Personality: (The younger you are the less bonkers you'll be)

Background: (How did you fall upon the Necromancer's path, was it a lover's death, a desire for power, a longer life or perhaps vengeance?)

Here is my character.

Name: Orvani Diabolis

Gender: Male

Nationality: Gypsy

Age: 180

Rank: Master Necromancer

Magical abilities: A powerful Necromancer, Orvani has garnered much knowledge from the copied books of Nagash. Such is his power that he can raise entire battlefields, rip the souls of his opponents from their bodies and reanimate their corpses. He is capable of using the corpses of slain wizards to project his voice and spells as well as the common aspects of the Necromancer's art. However, the dark art has took its toll on Orvani's body, for his practices have rotted his skin to the muscle and as such relies on his power to survive and should he draw more magic than even he could harness, his soul could be torn from his body for short periods of time, long enough for a blade strike him down. In time his decay will become as such he will become a wraith, unless he finds a way for it to stop.

Magic items: The Zalvurin: A magic staff once used by the Seer of Orvani's caravan. After the massacre of his people, the Master Necromancer took his mentor's staff with an oath of vengeance. Such dark emotions have polluted the item, for it imprisons the souls of those who have fallen before Orvani's foul magic and he can draw more magic from them. 

The Black Trinity: The three copied books of Nagash are the Necromancer's most prized possession. By tapping into the blood written words on the paper, Orvani can draw upon spells that few Vampires and fewer Necromancer's know. But such power has a price, for each sentence uttered from the cursed pages draws more fragments of Orvani's soul into their tattered bindings.

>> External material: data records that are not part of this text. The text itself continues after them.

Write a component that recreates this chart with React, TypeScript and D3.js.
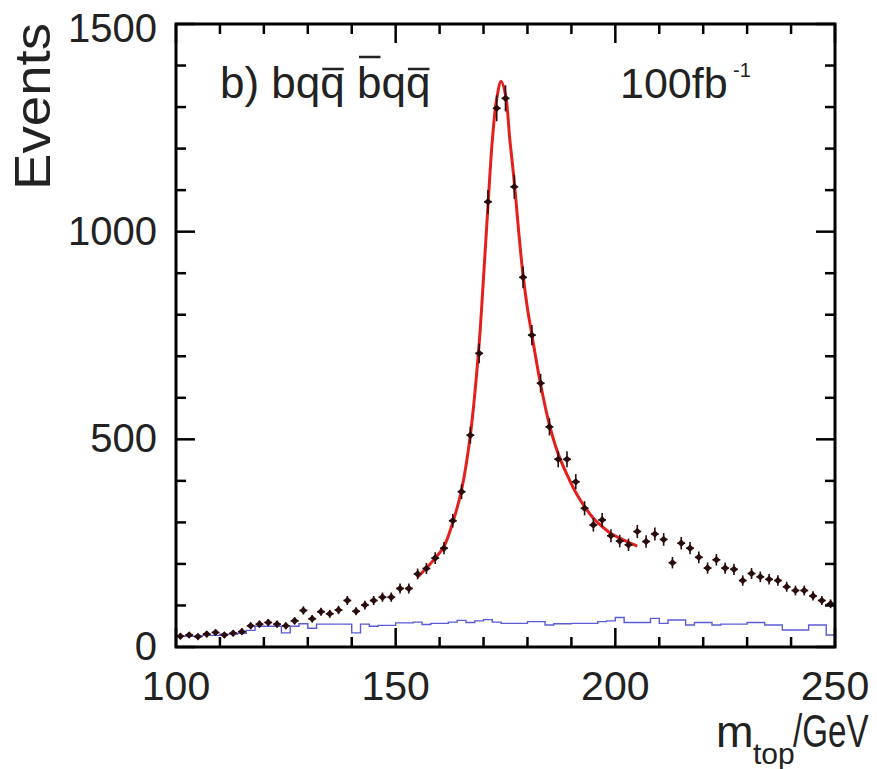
import React, { useEffect, useRef } from "react";
import * as d3 from "d3";

// ---- data ----
const xDomain = [100, 250];
const yDomain = [0, 1500];
const binWidth = 2;
const binCenters = d3.range(101, 250, 2); // 75 bins, 2 GeV wide
const dataCounts = [
  26, 29, 25, 31, 35, 29, 33, 37, 51, 55, 59, 55, 51, 63, 88, 68, 85, 80, 89, 112,
  86, 101, 112, 120, 120, 141,
  141, 176, 189, 214, 238, 304, 374, 510, 707, 1072, 1297, 1321, 1108, 890, 751, 635,
  530, 452, 452, 398, 334, 294, 306, 268,
  255, 246, 278, 254, 272, 259, 203, 250, 238, 216, 190, 210, 190, 187, 160, 177,
  169, 163, 160, 145, 136, 136, 123, 112, 104,
];
const bgCounts = [
  26, 26, 26, 28, 28, 31, 31, 33, 40, 50, 50, 50, 34, 50, 56, 45, 55, 55, 55, 55,
  34, 55, 50, 52, 52,
  58, 58, 60, 54, 57, 57, 60, 64, 59, 63, 66, 60, 57, 57, 57, 61, 61, 53, 56, 56,
  57, 57, 57, 61, 63,
  71, 59, 59, 59, 69, 57, 65, 65, 53, 59, 59, 53, 55, 55, 55, 59, 59, 53, 53, 41,
  41, 41, 53, 53, 29,
];
const fitX = [155, 157, 159, 161, 163, 165, 167, 169, 170, 171, 172, 173, 174, 175, 176, 177, 178, 179, 180, 181, 183, 185, 187, 189, 191, 193, 195, 197, 199, 201, 203, 205];
const fitY = [168, 190, 214, 242, 300, 378, 510, 730, 890, 1060, 1220, 1320, 1362, 1330, 1220, 1120, 1000, 895, 815, 752, 632, 535, 465, 415, 372, 338, 310, 290, 273, 262, 252, 243];
const xMajorTicks = [100, 150, 200, 250];
const xMinorTicks = d3.range(110, 250, 10);
const yMajorTicks = [0, 500, 1000, 1500];
const yMinorTicks = d3.range(100, 1500, 100);

const W = 877;
const H = 769;
const L = 176, R = 835, T = 24, B = 647;
const FONT = "'Liberation Sans', Arial, Helvetica, sans-serif";

export default function App() {
  const titleRef = useRef<SVGGElement>(null);
  const x = d3.scaleLinear().domain(xDomain).range([L, R]);
  const y = d3.scaleLinear().domain(yDomain).range([B, T]);

  // background histogram as a step path
  const bgPts: [number, number][] = [];
  binCenters.forEach((c, i) => {
    bgPts.push([c - binWidth / 2, bgCounts[i]]);
    bgPts.push([c + binWidth / 2, bgCounts[i]]);
  });
  const bgPath = d3.line<[number, number]>().x((d) => x(d[0])).y((d) => y(d[1]))(bgPts) || "";

  const fitPath =
    d3
      .line<number>()
      .x((_, i) => x(fitX[i]))
      .y((d) => y(d))
      .curve(d3.curveCatmullRom.alpha(0.5))(fitY) || "";

  useEffect(() => {
    const g = d3.select(titleRef.current);
    g.selectAll("*").remove();
    const t = g
      .append("text")
      .attr("x", 220)
      .attr("y", 98)
      .attr("font-size", 44)
      .attr("font-family", FONT)
      .attr("fill", "#222")
      .text("b) bqq bqq");
    const node = t.node() as SVGTextElement;
    // overline over: 2nd q (index 5), 'b' (index 7), 2nd q (index 9)
    const marks: [number, number][] = [
      [5, 69],
      [7, 57],
      [9, 69],
    ];
    marks.forEach(([idx, yy]) => {
      try {
        const s = node.getStartPositionOfChar(idx);
        const e = node.getEndPositionOfChar(idx);
        g.append("line")
          .attr("x1", s.x + 2)
          .attr("x2", e.x - 1)
          .attr("y1", yy)
          .attr("y2", yy)
          .attr("stroke", "#222")
          .attr("stroke-width", 2.5);
      } catch (err) {}
    });
  }, []);

  const tickStroke = { stroke: "#000", strokeWidth: 2.5 };

  return (
    <svg
      width={W}
      height={H}
      style={{ position: "absolute", left: 0, top: 0, background: "#fff" }}
      fontFamily={FONT}
    >
      <rect x={0} y={0} width={W} height={H} fill="#fff" />

      {/* background histogram */}
      <path d={bgPath} fill="none" stroke="#5b5bd6" strokeWidth={1.4} />

      {/* fit curve */}
      <path d={fitPath} fill="none" stroke="#e3201c" strokeWidth={3} />

      {/* data points */}
      <g fill="#2a0c0c" stroke="#2a0c0c">
        {binCenters.map((c, i) => {
          const cx = x(c);
          const cy = y(dataCounts[i]);
          const err = Math.abs(y(0) - y(Math.sqrt(dataCounts[i]))) * 0.8;
          const hw = (x(c + 1) - x(c)) * 0.9;
          const s = 3.8;
          return (
            <g key={i}>
              <line x1={cx - hw} x2={cx + hw} y1={cy} y2={cy} strokeWidth={1.6} />
              <line x1={cx} x2={cx} y1={cy - err - 1} y2={cy + err + 1} strokeWidth={1.6} />
              <path
                d={`M${cx},${cy - s}L${cx + s},${cy}L${cx},${cy + s}L${cx - s},${cy}Z`}
                stroke="none"
              />
            </g>
          );
        })}
      </g>

      {/* ticks */}
      <g {...tickStroke}>
        {xMajorTicks.map((v) => (
          <g key={"xM" + v}>
            <line x1={x(v)} x2={x(v)} y1={B} y2={B - 19} />
            <line x1={x(v)} x2={x(v)} y1={T} y2={T + 19} />
          </g>
        ))}
        {xMinorTicks
          .filter((v) => v % 50 !== 0)
          .map((v) => (
            <g key={"xm" + v}>
              <line x1={x(v)} x2={x(v)} y1={B} y2={B - 10} />
              <line x1={x(v)} x2={x(v)} y1={T} y2={T + 10} />
            </g>
          ))}
        {yMajorTicks.map((v) => (
          <g key={"yM" + v}>
            <line x1={L} x2={L + 19} y1={y(v)} y2={y(v)} />
            <line x1={R} x2={R - 19} y1={y(v)} y2={y(v)} />
          </g>
        ))}
        {yMinorTicks
          .filter((v) => v % 500 !== 0)
          .map((v) => (
            <g key={"ym" + v}>
              <line x1={L} x2={L + 10} y1={y(v)} y2={y(v)} />
              <line x1={R} x2={R - 10} y1={y(v)} y2={y(v)} />
            </g>
          ))}
      </g>

      {/* frame */}
      <rect x={L} y={T} width={R - L} height={B - T} fill="none" stroke="#000" strokeWidth={3} />

      {/* tick labels */}
      <g fontSize={40} fill="#222">
        {yMajorTicks.map((v) => (
          <text key={"yl" + v} x={157} y={Math.max(y(v) + 13, 42)} textAnchor="end">
            {String(v)}
          </text>
        ))}
        {xMajorTicks.map((v) => (
          <text key={"xl" + v} x={x(v)} y={700} textAnchor="middle" fontSize={41}>
            {String(v)}
          </text>
        ))}
      </g>

      {/* axis titles */}
      <text
        transform="translate(50,190) rotate(-90)"
        fontSize={50}
        fill="#222"
        textLength={167}
        lengthAdjust="spacingAndGlyphs"
      >
        Events
      </text>
      <g fill="#222">
        <text x={716} y={747} fontSize={45}>m</text>
        <text x={753} y={764} fontSize={30}>top</text>
        <g transform="translate(793,747) scale(0.72,1)">
          <text x={0} y={0} fontSize={46}>/GeV</text>
        </g>
      </g>

      {/* annotations */}
      <g ref={titleRef} />
      <text x={620} y={98} fontSize={43} fill="#222">100fb</text>
      <text x={733} y={77} fontSize={20} fill="#222">-1</text>
    </svg>
  );
}
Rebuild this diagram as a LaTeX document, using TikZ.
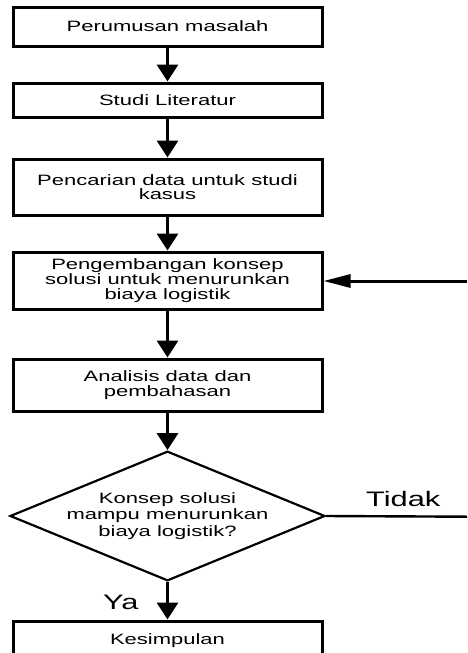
\documentclass[tikz,border=0pt]{standalone}
\usepackage{fontspec}
\setmainfont{Liberation Sans}[FakeStretch=1.467]
\usetikzlibrary{arrows.meta,shapes.geometric}
\tikzset{
  procbox/.style={draw, line width=3pt, minimum width=309pt, inner sep=0pt, align=center, font=\fontsize{15}{15.3}\selectfont},
  decbox/.style={draw, diamond, line width=2.2pt, minimum width=309pt, minimum height=127pt, aspect=2.43, inner sep=0pt, align=center, font=\fontsize{15}{16.3}\selectfont},
  flow/.style={line width=3.3pt, -{Triangle[length=17pt,width=21pt]}},
  backflow/.style={line width=3pt, -{Triangle[length=27pt,width=13pt]}},
  plain/.style={line width=2.4pt},
  lbl/.style={inner sep=0pt, anchor=base west, font=\fontsize{21}{21}\selectfont}
}
\begin{document}
\begin{tikzpicture}[x=1pt,y=-1pt]
\useasboundingbox (0,0) rectangle (467,653);
\node[procbox, minimum height=39pt] (b1) at (167.5,26.5) {Perumusan masalah};
\node[procbox, minimum height=34pt] (b2) at (167.5,100) {Studi Literatur};
\node[procbox, minimum height=56pt, font=\fontsize{15}{13.5}\selectfont] (b3) at (167.5,187) {Pencarian data untuk studi\\kasus};
\node[procbox, minimum height=57pt] (b4) at (167.5,280.5) {Pengembangan konsep\\solusi untuk menurunkan\\biaya logistik};
\node[procbox, minimum height=52pt] (b5) at (167.5,385) {Analisis data dan\\pembahasan};
\node[decbox] (d1) at (167.5,516) {Konsep solusi\\mampu menurunkan\\biaya logistik?};
\node[procbox, minimum height=40pt] (b6) at (167.5,641) {Kesimpulan};
\coordinate (tR) at (467,516.7);
\coordinate (fR) at (467,281);
\draw[flow] (b1) -- (b2);
\draw[flow] (b2) -- (b3);
\draw[flow] (b3) -- (b4);
\draw[flow] (b4) -- (b5);
\draw[flow] (b5) -- (d1);
\draw[flow] (d1) -- (b6);
\draw[plain] (d1.east) -- (tR);
\draw[backflow] (fR) -- (fR -| b4.east);
\node[lbl] (tidak) at (366,506.7) {Tidak};
\node[lbl] (ya) at (103,609.3) {Ya};
\end{tikzpicture}
\end{document}
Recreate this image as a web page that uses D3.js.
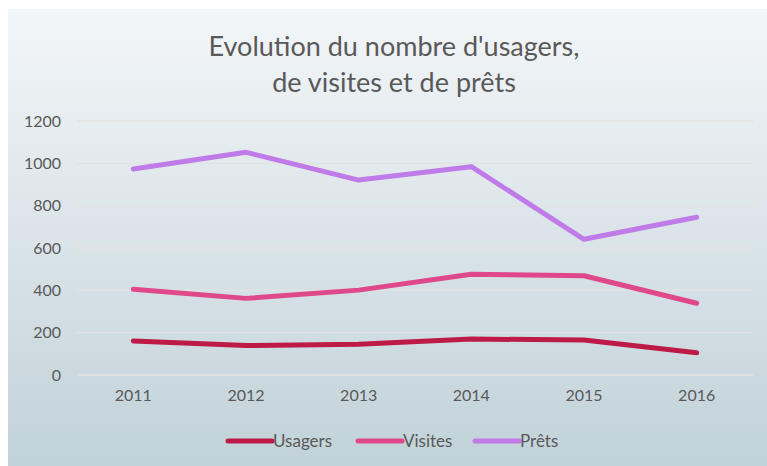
<!DOCTYPE html>
<html>
<head>
<meta charset="utf-8">
<script src="https://cdn.jsdelivr.net/npm/d3@7"></script>
<style>
  body { margin: 0; background: #fff; }
  text { font-family: Lato, "Open Sans", sans-serif; fill: #595959; }
</style>
</head>
<body>
<div id="chart"></div>
<script>
// data
var years = ["2011", "2012", "2013", "2014", "2015", "2016"];
var usagers = [161, 139, 145, 170, 165, 105];
var visites = [405, 362, 401, 476, 469, 339];
var prets = [973, 1052, 921, 984, 641, 745];
var yTicks = [0, 200, 400, 600, 800, 1000, 1200];
var seriesNames = ["Usagers", "Visites", "Prêts"];
var seriesColors = ["#bd1a47", "#e0488c", "#c07be8"];

var W = 767, H = 466;
var svg = d3.select("#chart").append("svg")
  .attr("width", W).attr("height", H);

var defs = svg.append("defs");
var grad = defs.append("linearGradient").attr("id", "bg")
  .attr("x1", 0).attr("y1", 0).attr("x2", 0).attr("y2", 1);
grad.append("stop").attr("offset", "0%").attr("stop-color", "#f3f6f8");
grad.append("stop").attr("offset", "100%").attr("stop-color", "#c1d2d9");

svg.append("rect").attr("x", 8).attr("y", 9)
  .attr("width", W - 8).attr("height", H - 9)
  .attr("fill", "url(#bg)");

// title
var title = svg.append("text")
  .attr("text-anchor", "middle")
  .style("font-size", "27px");
title.append("tspan").attr("x", 394).attr("y", 56).text("Evolution du nombre d'usagers,");
title.append("tspan").attr("x", 394).attr("y", 92).text("de visites et de prêts");

var x = d3.scaleBand().domain(years).range([77, 753]);
var y = d3.scaleLinear().domain([0, 1200]).range([375, 121]);

// grid
svg.append("g").selectAll("line").data(yTicks).enter().append("line")
  .attr("x1", 77).attr("x2", 753)
  .attr("y1", function(d){ return y(d); })
  .attr("y2", function(d){ return y(d); })
  .attr("stroke", "#e2e2e2").attr("stroke-width", 1.3);

// y axis labels
var yAxis = svg.append("g").attr("transform", "translate(77,0)")
  .call(d3.axisLeft(y).tickValues(yTicks).tickFormat(d3.format("d")).tickSize(0).tickPadding(16));
yAxis.select(".domain").remove();
yAxis.selectAll("text").style("font-size", "16px").attr("fill", "#595959");

// x axis labels
var xAxis = svg.append("g").attr("transform", "translate(0,375)")
  .call(d3.axisBottom(x).tickSize(0).tickPadding(15));
xAxis.select(".domain").remove();
xAxis.selectAll("text").style("font-size", "16px").attr("fill", "#595959");

var line = d3.line()
  .x(function(d, i){ return x(years[i]) + x.bandwidth() / 2; })
  .y(function(d){ return y(d); });

var allSeries = [usagers, visites, prets];
allSeries.forEach(function(s, k){
  svg.append("path")
    .attr("d", line(s))
    .attr("fill", "none")
    .attr("stroke", seriesColors[k])
    .attr("stroke-width", 5)
    .attr("stroke-linecap", "round")
    .attr("stroke-linejoin", "round");
});

// legend
var legendX = [228, 358, 475];
var leg = svg.append("g");
seriesNames.forEach(function(n, k){
  leg.append("line")
    .attr("x1", legendX[k]).attr("x2", legendX[k] + 44)
    .attr("y1", 441).attr("y2", 441)
    .attr("stroke", seriesColors[k]).attr("stroke-width", 5)
    .attr("stroke-linecap", "round");
  leg.append("text")
    .attr("x", legendX[k] + 45).attr("y", 447)
    .style("font-size", "17px")
    .text(n);
});
</script>
</body>
</html>
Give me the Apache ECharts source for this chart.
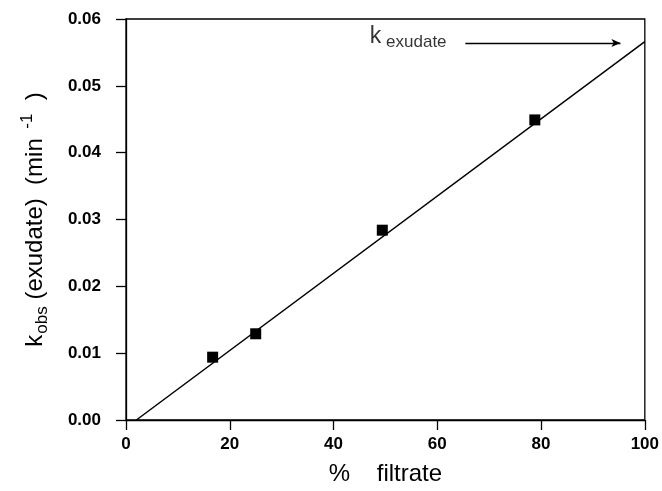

The Torque de mort phylactery: Orvani would prefer being struck down by an opponents blade or spell, rather than the fate awaits him for his dark path. The artifact was created from the bones and crystalised heart of a vampire and was designed to bind the wearer's soul eternally. Most would go insane from imprisonment within such an artefact, but Orvani would favour this rather than imprisonment within the pages of the Black Trinity.

Appearance: Once a handsome man, Orvani is now completely revolting, his skin having long since rotted through his dark magics. Once every month, he sends his undead minions to bring him the most attractive adolescents from nearby Bretonnian villages and...uses them for his rotted body. His eyes remain a intriguingly beautiful brown and maintains a height of 6ft2, despite being hunched. His black robes are adorned with more flayed skins, the more to protect him from the necromantic arts.

Personality: Like most Necromancers, Orvani is insane, but still knows reason. He often holds a grudge and those who are at the recieving end will often recieve a fate best not contemplated. Among Orvani's flaws lies narcissism, seeing himself as the pinnacle of necromantic mastery and his rotted body deserving of the wretched peasant boys flesh. Despite his flaws, he is willing to take on students, if only to serve as an extension of his ego and often enjoys twisting their minds against each other so that they do not betray him, such is the fate of those who carry the knowledge of Nagash. However, among all his flaws, there is the lust for vengeance. Orvani has a pathological hatred of all members of the cult of Sigmar and has devoted much of his existence to capturing fanatics having his...wicked delights.

Background: Born to a Gypsy caravan outside the Empire capital of Altdorf, Orvani came in to the world on Geheimisnacht. As Morrslieb waxed in full, so did the Necromancer. At the age of 8, his magical abilities were revealed and was apprenticed to the caravan's Seeress, where he learned to harness magic and most of all...necromancy. The Seeress warned the boy that such dark arts should only be used when conventional magic fails for to use it as one wields a blade would lead to damnation. 10 years later, a famine afflicted the area the Gypsy caravan settled, the local fanatics blamed it on the them. That the night, they struck and slaughtered every one in their way, that was when Orvani's true necromantic abilities came to the fore, calling upon such foul magics, the Gypsy scorched the souls of the Sigmarites and sent their bodies shambling home to wreak havoc. Orvani came upon the staff of his mentor and gave a vow, to master the arts of neromancy and to slay all Sigmarites who cross his path.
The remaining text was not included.